◆ Material to process:

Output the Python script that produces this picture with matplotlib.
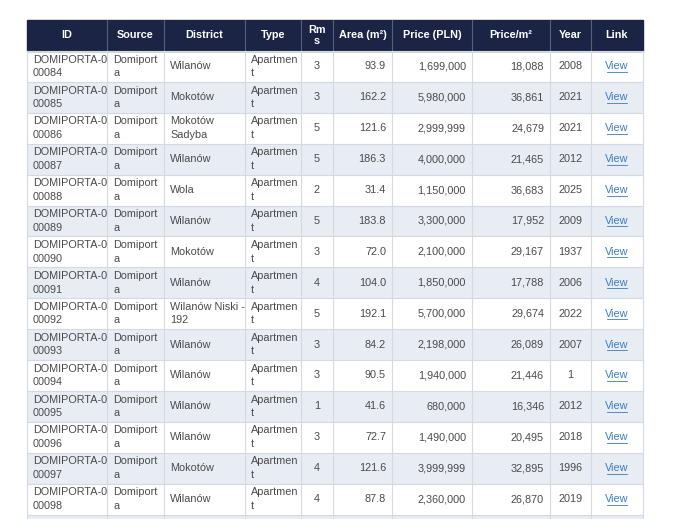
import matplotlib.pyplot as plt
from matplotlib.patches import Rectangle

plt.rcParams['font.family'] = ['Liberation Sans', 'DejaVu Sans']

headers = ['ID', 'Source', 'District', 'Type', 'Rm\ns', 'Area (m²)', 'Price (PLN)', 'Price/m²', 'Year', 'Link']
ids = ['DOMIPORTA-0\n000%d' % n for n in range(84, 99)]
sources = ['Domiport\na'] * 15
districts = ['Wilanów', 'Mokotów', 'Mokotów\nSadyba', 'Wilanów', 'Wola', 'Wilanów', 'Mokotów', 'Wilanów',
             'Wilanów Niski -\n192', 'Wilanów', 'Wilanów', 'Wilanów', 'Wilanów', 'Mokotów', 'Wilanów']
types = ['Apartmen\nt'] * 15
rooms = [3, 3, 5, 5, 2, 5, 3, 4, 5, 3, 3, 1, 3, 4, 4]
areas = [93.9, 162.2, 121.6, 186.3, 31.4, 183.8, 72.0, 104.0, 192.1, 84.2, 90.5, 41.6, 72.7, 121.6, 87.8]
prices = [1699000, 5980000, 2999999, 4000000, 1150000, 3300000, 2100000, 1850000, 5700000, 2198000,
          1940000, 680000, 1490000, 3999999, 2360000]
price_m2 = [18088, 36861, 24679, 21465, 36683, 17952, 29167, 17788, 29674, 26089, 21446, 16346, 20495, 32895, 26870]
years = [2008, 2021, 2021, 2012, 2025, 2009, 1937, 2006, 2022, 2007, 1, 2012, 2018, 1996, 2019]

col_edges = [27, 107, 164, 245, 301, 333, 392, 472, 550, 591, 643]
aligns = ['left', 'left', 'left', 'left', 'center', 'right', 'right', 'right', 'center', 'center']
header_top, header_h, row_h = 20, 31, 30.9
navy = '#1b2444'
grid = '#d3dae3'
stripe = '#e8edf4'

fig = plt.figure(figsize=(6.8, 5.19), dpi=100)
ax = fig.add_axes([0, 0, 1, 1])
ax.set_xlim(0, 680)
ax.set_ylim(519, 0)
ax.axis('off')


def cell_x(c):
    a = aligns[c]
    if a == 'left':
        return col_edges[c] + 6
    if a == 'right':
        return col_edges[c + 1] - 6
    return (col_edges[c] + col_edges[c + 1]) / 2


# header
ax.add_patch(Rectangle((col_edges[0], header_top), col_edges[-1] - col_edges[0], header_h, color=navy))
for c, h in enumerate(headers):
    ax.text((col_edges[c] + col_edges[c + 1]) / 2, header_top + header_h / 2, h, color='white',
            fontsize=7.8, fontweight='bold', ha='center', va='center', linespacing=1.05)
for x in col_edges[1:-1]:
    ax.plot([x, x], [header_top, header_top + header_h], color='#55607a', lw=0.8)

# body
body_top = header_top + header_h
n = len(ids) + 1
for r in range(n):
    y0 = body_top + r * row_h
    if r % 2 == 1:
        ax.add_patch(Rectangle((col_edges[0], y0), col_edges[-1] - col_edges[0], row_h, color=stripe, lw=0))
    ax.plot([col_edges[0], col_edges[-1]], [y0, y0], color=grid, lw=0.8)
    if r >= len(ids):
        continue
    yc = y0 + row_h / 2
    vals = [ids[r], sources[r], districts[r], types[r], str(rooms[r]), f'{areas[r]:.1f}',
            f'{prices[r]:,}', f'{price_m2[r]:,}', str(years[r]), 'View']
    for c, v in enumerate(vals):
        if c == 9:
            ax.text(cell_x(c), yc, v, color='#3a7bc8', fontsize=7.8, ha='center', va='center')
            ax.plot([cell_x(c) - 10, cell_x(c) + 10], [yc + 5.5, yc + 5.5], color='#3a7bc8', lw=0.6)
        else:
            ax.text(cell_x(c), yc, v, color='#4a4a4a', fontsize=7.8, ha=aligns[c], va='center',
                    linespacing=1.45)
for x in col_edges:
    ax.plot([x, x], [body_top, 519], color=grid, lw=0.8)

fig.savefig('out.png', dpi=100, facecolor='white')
==
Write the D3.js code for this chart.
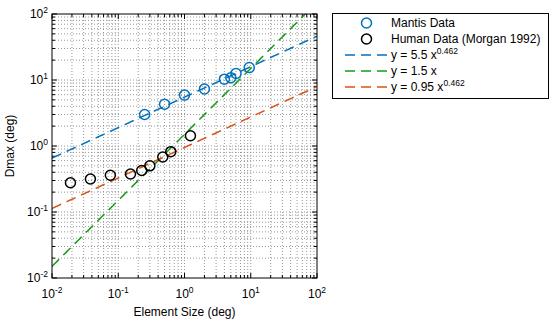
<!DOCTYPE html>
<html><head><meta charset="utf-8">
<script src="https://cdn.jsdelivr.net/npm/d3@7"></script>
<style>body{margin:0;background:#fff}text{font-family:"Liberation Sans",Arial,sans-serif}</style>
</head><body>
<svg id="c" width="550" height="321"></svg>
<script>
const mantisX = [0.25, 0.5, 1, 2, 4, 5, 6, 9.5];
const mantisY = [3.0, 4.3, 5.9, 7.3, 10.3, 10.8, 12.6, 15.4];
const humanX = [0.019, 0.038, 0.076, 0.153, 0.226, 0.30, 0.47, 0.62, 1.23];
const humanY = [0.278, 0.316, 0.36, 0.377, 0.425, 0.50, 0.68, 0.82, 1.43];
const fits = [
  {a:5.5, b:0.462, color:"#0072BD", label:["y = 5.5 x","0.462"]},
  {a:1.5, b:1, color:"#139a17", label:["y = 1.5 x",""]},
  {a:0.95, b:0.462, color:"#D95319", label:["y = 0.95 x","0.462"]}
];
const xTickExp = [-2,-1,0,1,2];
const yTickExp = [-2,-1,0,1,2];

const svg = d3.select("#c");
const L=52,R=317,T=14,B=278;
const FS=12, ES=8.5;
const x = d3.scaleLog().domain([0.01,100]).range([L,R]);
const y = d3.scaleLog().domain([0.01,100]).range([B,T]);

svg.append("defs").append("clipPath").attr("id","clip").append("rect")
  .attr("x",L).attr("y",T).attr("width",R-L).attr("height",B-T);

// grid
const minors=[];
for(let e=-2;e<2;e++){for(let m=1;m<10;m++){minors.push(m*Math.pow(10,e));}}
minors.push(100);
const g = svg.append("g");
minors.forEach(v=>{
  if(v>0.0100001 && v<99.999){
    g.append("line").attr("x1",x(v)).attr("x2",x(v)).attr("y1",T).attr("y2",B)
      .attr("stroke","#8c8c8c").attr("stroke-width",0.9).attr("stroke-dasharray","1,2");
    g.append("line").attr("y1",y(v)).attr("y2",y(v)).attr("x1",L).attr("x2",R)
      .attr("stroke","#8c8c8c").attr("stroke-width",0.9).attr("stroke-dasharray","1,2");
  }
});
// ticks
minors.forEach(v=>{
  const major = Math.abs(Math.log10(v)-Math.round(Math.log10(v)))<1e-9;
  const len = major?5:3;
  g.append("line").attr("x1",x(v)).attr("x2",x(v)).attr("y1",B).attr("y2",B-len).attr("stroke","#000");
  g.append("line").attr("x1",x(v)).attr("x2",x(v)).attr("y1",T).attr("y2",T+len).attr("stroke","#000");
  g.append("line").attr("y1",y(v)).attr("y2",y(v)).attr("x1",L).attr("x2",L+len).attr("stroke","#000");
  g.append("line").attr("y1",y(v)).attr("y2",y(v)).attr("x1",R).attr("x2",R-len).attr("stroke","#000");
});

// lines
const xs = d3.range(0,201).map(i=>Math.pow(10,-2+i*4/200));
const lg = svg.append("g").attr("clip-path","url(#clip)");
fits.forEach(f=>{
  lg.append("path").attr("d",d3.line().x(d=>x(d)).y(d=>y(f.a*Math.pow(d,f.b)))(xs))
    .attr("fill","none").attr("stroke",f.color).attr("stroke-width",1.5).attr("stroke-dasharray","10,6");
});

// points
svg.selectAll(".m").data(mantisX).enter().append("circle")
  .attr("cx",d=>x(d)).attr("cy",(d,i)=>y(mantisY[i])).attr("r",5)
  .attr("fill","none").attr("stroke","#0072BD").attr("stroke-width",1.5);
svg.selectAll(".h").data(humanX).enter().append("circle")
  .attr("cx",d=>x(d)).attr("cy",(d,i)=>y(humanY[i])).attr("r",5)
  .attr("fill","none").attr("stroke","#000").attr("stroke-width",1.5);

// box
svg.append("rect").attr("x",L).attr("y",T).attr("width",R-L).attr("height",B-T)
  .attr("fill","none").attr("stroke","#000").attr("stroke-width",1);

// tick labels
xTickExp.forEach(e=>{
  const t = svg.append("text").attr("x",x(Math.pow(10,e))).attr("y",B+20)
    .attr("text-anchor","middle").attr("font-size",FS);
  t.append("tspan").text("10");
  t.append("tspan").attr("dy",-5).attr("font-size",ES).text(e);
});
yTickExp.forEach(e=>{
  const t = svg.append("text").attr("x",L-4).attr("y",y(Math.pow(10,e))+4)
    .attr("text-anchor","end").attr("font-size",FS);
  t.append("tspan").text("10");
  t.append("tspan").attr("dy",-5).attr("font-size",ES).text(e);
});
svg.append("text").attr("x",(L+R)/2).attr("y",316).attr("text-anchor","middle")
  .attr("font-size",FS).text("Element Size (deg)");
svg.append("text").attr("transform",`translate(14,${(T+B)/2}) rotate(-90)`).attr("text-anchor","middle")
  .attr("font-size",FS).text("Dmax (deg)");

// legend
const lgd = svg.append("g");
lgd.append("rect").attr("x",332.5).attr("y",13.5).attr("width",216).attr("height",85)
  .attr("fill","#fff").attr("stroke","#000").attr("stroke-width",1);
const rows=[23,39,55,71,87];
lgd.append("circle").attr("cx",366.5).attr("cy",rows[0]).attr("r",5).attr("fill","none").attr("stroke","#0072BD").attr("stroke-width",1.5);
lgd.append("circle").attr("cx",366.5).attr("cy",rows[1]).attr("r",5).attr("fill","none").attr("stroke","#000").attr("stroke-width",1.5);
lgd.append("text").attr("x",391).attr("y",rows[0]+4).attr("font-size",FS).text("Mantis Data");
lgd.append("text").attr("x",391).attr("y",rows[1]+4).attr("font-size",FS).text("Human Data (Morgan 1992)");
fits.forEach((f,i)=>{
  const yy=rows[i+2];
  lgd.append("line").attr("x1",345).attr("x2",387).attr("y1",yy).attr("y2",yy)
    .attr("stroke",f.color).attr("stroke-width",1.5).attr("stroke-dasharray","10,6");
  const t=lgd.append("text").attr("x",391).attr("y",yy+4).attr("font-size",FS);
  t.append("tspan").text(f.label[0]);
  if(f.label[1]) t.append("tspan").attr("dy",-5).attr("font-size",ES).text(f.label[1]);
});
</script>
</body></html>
--
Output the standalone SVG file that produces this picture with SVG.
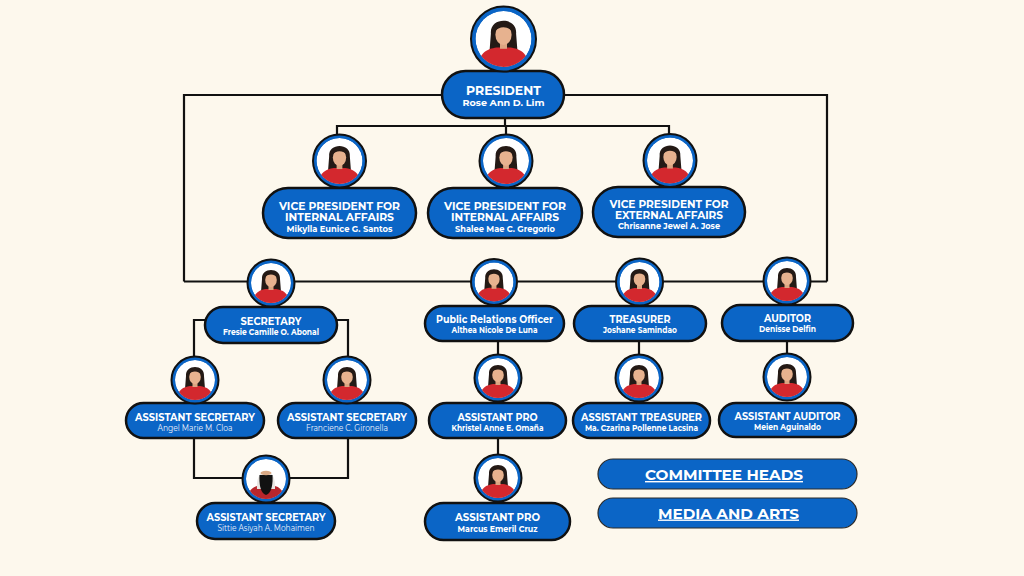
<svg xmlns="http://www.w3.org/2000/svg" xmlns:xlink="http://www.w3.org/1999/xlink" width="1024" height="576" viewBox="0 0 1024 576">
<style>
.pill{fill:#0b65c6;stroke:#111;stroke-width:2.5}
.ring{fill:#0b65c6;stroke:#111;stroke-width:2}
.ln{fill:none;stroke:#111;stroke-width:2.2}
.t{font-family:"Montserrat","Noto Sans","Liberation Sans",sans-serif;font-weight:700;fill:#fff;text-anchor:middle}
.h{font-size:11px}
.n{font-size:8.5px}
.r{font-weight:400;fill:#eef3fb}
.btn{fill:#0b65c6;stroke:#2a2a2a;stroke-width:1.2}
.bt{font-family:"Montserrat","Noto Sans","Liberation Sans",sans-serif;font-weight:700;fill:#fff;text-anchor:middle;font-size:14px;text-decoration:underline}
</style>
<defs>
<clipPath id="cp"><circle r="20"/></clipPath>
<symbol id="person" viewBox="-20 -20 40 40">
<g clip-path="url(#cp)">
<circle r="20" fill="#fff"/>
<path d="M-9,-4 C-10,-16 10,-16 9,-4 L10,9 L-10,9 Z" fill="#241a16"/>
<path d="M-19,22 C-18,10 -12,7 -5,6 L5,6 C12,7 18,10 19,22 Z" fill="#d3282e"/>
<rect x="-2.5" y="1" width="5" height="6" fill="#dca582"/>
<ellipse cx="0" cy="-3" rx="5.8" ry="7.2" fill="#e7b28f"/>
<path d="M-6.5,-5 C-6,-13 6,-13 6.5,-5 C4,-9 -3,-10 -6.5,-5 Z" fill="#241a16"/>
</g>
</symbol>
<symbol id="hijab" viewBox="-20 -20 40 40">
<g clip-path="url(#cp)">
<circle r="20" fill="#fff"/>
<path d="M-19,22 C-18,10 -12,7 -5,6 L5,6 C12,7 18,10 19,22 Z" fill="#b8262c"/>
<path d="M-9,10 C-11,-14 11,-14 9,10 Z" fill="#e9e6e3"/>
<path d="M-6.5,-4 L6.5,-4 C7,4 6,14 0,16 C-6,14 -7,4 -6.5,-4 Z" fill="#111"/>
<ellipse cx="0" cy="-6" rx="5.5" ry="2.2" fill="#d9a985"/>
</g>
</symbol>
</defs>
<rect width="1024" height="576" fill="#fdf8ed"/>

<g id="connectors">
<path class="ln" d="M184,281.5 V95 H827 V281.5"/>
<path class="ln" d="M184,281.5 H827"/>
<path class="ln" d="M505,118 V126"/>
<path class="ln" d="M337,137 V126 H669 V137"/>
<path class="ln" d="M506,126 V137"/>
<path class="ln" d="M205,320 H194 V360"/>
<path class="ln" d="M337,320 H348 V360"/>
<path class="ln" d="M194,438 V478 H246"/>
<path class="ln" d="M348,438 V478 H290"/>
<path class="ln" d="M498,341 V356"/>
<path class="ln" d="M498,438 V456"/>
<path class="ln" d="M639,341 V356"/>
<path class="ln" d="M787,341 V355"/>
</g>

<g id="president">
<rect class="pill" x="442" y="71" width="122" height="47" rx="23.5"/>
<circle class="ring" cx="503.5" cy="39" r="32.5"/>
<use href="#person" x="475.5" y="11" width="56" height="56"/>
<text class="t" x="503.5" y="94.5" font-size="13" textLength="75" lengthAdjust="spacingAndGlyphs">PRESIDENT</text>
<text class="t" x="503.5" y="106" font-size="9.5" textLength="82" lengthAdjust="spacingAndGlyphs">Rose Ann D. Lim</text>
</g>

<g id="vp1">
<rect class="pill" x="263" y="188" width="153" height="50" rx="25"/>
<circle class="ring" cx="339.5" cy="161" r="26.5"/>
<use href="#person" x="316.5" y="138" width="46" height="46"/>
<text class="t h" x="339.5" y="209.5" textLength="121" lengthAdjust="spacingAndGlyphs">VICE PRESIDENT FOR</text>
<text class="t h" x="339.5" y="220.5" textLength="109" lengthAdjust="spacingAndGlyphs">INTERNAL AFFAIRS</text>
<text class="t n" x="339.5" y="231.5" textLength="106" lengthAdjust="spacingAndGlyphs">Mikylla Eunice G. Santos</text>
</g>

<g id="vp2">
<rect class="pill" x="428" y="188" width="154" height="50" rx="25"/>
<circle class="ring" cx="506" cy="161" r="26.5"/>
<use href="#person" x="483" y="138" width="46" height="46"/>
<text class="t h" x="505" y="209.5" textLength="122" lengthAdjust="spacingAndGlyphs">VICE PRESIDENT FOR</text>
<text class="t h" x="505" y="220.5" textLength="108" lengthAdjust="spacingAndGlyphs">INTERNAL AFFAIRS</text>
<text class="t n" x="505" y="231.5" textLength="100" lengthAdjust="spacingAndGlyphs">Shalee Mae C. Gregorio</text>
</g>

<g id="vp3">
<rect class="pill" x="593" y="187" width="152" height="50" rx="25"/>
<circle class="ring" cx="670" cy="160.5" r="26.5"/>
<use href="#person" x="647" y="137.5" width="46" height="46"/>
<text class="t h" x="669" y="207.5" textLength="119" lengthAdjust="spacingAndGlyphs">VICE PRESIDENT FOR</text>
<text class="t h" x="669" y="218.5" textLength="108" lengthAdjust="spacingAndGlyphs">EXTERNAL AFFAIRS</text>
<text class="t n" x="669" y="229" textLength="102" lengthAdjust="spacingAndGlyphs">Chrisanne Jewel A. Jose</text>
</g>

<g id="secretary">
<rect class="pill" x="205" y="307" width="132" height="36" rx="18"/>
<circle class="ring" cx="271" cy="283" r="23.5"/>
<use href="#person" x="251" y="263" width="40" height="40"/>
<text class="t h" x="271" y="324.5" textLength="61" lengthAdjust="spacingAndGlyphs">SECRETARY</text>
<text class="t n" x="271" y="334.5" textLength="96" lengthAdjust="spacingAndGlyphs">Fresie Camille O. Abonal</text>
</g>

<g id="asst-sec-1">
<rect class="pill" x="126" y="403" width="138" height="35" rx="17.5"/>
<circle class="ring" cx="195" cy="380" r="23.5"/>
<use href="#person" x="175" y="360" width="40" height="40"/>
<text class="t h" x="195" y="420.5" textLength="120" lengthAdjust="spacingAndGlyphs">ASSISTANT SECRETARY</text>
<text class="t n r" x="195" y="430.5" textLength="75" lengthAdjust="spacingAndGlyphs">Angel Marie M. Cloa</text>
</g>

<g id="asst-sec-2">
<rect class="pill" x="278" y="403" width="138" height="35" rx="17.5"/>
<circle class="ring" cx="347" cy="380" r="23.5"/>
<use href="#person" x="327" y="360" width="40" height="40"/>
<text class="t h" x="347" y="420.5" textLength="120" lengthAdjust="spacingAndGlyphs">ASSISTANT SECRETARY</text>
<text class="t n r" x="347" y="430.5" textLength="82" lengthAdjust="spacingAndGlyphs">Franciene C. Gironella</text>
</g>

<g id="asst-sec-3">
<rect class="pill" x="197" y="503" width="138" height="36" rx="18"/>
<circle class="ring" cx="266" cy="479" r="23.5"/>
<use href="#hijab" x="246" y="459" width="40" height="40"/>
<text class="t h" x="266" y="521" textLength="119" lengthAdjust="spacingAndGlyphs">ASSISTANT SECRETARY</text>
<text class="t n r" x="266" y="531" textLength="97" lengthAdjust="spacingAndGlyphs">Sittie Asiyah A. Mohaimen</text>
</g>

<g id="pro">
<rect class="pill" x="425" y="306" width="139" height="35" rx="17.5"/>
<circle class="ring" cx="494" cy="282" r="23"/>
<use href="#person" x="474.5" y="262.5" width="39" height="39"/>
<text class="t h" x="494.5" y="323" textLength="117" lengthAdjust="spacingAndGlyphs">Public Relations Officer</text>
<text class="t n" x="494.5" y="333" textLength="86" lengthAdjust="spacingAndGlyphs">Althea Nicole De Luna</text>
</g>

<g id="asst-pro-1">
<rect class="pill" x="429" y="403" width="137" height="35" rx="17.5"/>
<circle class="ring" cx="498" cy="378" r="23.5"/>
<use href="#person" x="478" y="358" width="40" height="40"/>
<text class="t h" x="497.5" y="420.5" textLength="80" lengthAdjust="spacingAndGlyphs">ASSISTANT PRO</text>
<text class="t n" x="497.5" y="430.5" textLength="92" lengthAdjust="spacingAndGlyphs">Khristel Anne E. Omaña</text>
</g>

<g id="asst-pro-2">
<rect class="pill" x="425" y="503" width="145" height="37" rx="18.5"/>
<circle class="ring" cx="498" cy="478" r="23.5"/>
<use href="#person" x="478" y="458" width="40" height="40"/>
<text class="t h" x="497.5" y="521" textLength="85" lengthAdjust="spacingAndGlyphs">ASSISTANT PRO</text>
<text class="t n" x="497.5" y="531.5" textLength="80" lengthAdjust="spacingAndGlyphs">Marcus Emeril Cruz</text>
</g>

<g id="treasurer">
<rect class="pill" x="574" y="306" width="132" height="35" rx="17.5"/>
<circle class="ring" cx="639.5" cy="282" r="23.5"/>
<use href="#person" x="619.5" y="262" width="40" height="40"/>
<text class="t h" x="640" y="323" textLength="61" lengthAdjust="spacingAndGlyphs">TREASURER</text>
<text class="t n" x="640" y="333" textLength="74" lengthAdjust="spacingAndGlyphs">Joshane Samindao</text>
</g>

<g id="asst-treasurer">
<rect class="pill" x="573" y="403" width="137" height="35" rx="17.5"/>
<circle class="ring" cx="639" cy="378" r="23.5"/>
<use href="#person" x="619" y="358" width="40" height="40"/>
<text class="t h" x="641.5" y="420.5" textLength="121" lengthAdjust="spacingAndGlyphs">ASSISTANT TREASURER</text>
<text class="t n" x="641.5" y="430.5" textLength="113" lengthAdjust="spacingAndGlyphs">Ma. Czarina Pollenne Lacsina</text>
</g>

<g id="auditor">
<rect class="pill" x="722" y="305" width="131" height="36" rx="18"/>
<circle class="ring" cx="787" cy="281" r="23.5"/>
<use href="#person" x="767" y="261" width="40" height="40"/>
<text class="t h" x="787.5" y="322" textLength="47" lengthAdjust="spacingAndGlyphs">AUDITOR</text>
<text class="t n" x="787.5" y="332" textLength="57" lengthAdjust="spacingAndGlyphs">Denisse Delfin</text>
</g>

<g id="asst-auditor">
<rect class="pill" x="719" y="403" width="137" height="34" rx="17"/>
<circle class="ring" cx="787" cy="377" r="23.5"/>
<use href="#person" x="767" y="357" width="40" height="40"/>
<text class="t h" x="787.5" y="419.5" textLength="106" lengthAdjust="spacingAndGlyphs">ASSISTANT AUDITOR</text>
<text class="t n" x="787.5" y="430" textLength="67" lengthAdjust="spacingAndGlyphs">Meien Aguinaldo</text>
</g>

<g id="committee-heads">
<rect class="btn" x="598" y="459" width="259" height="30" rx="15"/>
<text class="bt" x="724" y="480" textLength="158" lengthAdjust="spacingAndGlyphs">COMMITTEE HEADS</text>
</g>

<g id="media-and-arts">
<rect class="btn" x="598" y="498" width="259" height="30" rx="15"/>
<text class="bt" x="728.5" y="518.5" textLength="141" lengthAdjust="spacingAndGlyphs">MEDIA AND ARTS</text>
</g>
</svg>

◆ Given task:
Pick out all the lines with the word "picture" in them and copy them.

◆ Task output:
Output the Python script that produces this picture with matplotlib.
Output the standalone SVG file that produces this picture with SVG.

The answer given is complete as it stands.